Let's face it, family businesses are difficult. Beyond the typical farming or ranching challenges of commodity marketing, input prices, weather, equipment and labor -- enough to stress any business leader -- you also face the hurdles of family dynamics. Communication difficulties, unspoken assumptions, differences in expectations, strong emotions, years of personal interaction and outright conflict among family members are ever-present. Family business owners often ask, "Are the challenges of navigating family dynamics worth the benefits of being in business together?"
To honestly answer that question requires thinking beyond binary, "yes" or "no" answers. It requires looking at your situation from a different angle, recognizing your progress, recalling the benefits of a family business and thinking about the future. Consider each of these four components in more depth.
USE A DIFFERENT POINT OF VIEW
When people sort out the value of staying in business together, they are often deliberating in the heat of the battle. They are asking questions about continuation at the exact moment the answer is most likely negative.
In order to give a balanced answer to the question of whether you should continue in a family business, try asking the question at a different time. Delay the question until you are in a less negative place. Only then will you be in a frame of mind to consider all the relevant factors about the decision.

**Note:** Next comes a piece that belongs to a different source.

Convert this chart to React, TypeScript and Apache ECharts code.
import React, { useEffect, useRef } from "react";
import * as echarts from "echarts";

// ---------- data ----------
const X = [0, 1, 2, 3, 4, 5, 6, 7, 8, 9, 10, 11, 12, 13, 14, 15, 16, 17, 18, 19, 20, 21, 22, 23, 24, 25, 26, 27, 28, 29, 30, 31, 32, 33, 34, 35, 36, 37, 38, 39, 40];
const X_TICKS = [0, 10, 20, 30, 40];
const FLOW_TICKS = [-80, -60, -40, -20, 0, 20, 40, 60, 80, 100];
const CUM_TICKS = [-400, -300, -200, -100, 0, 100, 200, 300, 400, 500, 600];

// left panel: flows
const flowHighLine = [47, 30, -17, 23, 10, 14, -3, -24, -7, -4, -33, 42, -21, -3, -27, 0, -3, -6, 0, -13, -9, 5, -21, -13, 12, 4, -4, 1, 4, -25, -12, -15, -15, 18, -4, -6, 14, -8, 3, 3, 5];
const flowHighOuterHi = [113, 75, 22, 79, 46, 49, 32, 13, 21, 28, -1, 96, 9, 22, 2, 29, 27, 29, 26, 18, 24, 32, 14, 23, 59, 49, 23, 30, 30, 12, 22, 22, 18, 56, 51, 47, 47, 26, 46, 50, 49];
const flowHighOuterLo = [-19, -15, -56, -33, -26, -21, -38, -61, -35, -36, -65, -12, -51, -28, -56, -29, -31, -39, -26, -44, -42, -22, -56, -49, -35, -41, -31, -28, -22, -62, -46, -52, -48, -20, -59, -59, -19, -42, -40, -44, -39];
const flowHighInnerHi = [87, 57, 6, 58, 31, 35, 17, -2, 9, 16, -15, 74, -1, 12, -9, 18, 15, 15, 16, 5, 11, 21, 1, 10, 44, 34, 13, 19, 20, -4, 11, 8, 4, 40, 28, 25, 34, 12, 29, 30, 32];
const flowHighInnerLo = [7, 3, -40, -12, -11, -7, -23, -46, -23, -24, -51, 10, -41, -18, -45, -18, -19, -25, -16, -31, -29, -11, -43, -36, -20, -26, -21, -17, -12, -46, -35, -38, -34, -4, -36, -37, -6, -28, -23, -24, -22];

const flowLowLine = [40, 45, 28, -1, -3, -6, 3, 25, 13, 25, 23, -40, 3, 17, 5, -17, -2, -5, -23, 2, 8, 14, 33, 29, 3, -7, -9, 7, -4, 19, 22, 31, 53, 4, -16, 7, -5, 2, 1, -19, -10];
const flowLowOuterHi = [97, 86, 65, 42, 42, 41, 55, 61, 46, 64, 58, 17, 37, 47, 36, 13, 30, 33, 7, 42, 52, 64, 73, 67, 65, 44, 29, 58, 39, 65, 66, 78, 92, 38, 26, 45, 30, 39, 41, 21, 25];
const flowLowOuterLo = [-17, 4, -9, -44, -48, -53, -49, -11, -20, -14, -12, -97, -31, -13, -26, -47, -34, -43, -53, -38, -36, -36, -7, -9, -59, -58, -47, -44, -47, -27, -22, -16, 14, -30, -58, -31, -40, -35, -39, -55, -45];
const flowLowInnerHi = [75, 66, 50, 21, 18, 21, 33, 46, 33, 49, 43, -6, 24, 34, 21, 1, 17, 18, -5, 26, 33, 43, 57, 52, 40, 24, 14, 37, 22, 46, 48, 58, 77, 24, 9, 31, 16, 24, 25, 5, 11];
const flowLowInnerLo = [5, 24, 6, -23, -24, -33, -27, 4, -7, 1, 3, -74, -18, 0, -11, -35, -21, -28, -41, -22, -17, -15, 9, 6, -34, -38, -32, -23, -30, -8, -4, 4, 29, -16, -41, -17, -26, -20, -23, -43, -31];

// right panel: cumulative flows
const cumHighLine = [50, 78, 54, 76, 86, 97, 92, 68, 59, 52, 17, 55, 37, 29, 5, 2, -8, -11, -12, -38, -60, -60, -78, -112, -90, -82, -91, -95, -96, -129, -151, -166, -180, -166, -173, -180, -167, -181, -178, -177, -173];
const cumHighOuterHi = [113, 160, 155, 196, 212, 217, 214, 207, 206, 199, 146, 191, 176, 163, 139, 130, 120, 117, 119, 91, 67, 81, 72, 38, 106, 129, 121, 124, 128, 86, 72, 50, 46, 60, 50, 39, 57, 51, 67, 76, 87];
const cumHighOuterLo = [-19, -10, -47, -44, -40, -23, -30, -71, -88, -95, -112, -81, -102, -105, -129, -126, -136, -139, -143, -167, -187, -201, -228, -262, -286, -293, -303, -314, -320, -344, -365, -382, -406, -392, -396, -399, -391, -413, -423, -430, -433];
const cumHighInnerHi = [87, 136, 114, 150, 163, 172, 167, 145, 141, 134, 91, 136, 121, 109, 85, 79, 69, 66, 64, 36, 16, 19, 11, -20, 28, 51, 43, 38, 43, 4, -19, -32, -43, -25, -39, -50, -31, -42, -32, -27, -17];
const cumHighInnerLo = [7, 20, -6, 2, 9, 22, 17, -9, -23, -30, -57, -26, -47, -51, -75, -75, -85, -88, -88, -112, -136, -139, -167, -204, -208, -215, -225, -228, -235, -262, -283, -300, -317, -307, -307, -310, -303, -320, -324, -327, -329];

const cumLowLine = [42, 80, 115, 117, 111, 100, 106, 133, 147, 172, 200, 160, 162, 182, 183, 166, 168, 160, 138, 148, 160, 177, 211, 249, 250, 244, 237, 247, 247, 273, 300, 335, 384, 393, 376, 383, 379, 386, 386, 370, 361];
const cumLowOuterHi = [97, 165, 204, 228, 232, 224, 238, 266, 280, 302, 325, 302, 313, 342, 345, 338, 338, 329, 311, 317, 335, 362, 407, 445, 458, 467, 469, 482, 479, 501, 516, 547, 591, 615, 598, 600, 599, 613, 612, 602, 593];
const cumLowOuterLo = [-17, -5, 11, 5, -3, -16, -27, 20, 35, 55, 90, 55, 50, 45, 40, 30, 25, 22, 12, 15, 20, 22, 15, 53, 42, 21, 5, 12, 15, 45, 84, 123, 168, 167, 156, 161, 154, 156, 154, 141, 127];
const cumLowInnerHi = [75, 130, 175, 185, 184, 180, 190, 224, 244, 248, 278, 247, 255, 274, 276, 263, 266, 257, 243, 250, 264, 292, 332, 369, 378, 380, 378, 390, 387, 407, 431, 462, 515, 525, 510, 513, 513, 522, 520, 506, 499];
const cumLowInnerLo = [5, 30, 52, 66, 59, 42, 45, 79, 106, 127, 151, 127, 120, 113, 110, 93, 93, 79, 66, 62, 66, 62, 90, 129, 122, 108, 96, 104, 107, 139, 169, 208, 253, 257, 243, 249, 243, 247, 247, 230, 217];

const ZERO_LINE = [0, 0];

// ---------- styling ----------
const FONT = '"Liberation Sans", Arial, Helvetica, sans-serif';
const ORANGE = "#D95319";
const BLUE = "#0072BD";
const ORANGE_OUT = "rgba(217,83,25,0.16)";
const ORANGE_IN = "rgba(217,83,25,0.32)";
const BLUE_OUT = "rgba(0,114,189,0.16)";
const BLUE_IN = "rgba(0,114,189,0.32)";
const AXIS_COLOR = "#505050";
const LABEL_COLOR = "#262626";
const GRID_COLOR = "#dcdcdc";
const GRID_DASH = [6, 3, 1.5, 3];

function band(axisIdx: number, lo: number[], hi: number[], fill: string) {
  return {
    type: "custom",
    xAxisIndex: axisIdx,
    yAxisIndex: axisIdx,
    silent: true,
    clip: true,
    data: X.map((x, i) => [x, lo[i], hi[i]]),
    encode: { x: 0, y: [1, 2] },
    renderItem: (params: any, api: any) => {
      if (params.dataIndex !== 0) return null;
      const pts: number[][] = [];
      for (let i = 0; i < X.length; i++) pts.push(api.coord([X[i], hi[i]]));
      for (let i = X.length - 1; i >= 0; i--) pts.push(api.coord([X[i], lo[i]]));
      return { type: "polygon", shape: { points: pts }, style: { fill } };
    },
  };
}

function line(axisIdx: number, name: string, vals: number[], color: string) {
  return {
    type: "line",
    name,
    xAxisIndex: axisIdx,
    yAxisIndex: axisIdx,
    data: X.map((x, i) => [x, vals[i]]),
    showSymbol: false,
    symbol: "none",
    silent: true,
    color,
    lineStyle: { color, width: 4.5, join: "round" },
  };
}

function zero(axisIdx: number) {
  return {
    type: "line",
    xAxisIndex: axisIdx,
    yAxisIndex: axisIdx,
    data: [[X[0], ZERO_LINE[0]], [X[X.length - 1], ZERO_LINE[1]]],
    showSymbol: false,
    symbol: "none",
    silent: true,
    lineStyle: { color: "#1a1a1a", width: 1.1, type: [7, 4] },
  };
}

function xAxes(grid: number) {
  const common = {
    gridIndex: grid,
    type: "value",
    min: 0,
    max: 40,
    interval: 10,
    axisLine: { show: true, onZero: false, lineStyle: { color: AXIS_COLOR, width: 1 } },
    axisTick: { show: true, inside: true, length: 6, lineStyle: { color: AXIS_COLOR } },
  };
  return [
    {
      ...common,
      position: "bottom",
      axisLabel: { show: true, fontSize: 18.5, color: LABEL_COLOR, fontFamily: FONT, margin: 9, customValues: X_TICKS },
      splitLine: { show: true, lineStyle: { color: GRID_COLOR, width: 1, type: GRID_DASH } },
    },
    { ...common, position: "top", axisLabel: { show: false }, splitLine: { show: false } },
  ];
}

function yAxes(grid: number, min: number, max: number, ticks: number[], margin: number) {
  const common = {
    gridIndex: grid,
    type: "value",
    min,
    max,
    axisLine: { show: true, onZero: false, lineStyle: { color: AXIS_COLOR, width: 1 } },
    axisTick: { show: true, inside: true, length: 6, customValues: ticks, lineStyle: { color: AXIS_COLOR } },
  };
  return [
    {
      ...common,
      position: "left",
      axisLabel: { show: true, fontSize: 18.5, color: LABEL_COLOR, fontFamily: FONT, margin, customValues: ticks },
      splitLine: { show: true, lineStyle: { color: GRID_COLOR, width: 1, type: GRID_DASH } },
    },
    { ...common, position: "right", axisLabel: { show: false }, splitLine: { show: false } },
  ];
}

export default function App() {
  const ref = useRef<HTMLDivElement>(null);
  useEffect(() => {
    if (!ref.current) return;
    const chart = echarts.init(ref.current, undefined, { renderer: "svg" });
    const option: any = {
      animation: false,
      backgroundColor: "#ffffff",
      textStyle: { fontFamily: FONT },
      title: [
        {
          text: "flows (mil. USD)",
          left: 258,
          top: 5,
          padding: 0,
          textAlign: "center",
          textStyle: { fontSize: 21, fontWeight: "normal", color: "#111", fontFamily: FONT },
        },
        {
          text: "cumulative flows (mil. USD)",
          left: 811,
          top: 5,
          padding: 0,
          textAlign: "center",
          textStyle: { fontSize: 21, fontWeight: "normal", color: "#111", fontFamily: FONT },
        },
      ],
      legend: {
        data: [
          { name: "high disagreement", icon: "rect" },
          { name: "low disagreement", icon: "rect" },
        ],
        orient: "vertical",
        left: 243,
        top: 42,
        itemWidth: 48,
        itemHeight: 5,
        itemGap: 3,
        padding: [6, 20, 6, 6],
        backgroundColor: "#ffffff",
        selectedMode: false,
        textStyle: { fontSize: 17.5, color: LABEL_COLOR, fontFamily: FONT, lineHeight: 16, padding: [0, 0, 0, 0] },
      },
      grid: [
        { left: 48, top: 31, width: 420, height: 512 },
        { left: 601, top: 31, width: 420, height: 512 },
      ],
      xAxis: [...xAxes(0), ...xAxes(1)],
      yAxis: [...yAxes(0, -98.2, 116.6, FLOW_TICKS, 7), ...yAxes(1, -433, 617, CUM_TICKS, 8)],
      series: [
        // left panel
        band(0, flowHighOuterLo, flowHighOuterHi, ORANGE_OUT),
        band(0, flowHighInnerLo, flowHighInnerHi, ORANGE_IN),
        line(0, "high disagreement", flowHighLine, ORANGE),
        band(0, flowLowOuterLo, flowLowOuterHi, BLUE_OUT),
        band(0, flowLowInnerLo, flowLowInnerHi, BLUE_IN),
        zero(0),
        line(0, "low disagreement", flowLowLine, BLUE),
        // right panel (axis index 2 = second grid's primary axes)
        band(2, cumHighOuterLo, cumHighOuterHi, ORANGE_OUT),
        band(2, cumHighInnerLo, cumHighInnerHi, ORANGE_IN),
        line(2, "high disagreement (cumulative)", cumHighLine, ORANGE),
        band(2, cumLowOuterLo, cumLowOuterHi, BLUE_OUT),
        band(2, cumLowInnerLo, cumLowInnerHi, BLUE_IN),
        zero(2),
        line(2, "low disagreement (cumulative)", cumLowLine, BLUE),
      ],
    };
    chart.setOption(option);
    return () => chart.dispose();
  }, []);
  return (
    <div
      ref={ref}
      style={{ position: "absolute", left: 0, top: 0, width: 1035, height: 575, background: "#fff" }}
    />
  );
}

RECOGNIZE HOW FAR YOU'VE COME
Entrepreneurs and business builders often see opportunities and become frustrated by the inability to reach their goals more quickly. They see possibilities to increase profits, acres or animal units, but feel stymied by how long it takes. Their measuring stick is the distance between where they are now and where they want to be.
Every now and then, it helps to change the measuring stick. Instead of calculating how short we are of the goal, we should measure where we are compared to where we were. What has the trajectory been over the last five, 10 or 20 years? Business growth, net worth increases and the impact on employees have likely been significant. When you look at how far you've come instead of always looking at how much further you have to go, you end up with a stronger sense of gratitude and optimism.
REMEMBER THE BENEFITS
Business success today is often discussed in common terms like gross revenue or net profit, or seen as a bank account balance or as the accumulation of material possessions. But, family business success often goes beyond financial considerations. The chance to be your own boss, to practice your vocation, to leave a legacy, to work with and inspire your children, and to live in a rural community are just a few of the benefits that farm and ranch owners mention to me. Those benefits may make some level of family drama tolerable.
DEVELOP A FUTURE VISION
When people wonder about splitting up the family business, it is often because of their current or past difficulties in working together. Instead of focusing primarily on what got you to this point, however, it helps to creatively consider the future. Exploring the possibilities with assets, taking into account family members' talents and interests, and considering economic and consumer trends creates options for the future. There is no rule that says you have to keep doing the same things the same way, and a new way might provide new opportunities for family interaction.
Family businesses have a unique set of obstacles, and staying positive requires different ways of thinking about your current situation. In my experience, those who take the long view, recount their progress, define success differently and look to the future have a more positive outlook and a fulfilling family business experience.